62K views 92 replies 30 participants last post by  Direwlf  
#1 ·
I have almost 2000 winter miles on this set up so I guess it's time to share. I received a set of Clearwater Glenda driving lights at the end of last year and installed them over Christmas break. I didn't like the idea of isolation relays and inline fuses so I decided to also install the Aerostich PDM60 solid-state fuse box. As has been reported in other threads here, it has 6 channels, 5 of which are switched using a 12V trigger from the bike. There are 3 5A circuits and 3 15A circuits.

Since I was going to use the PDM60, I figured now was the time to add some high current power sockets for heated gear. All of our gear has plugs on the lefthand side so I chose convenient locations for both rider and passenger. My wife and I were on and off the bike dozens of times working out the best places for sockets and we settled for placing them on the top of the lefthand rear canoe fairing, just below the saddle.

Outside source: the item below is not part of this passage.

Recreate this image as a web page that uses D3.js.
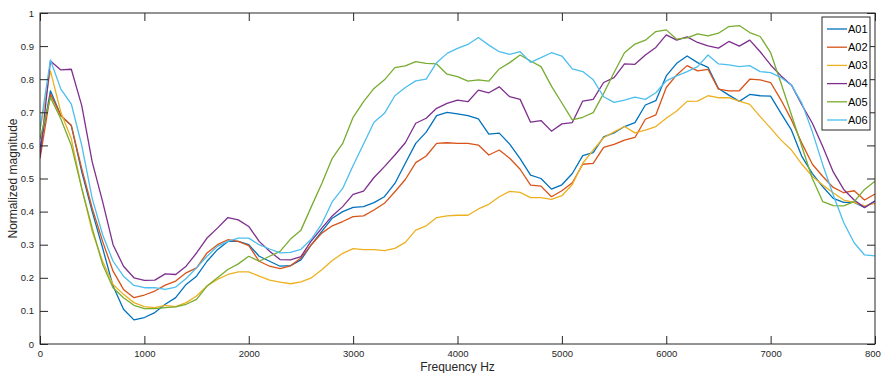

I have a GT so I installed the PDM60 just aft of the sound system. There are three plastic posts that have something to do with the GTL one-piece seat and I used two of these. I pre-drilled small holes and used stainless steel self-tapping screws to hold the solid-state fuse block in place. I added a single layer of 3M double-sided automotive trim adhesive between the mounting tabs and the plastic posts. Very neat and very secure.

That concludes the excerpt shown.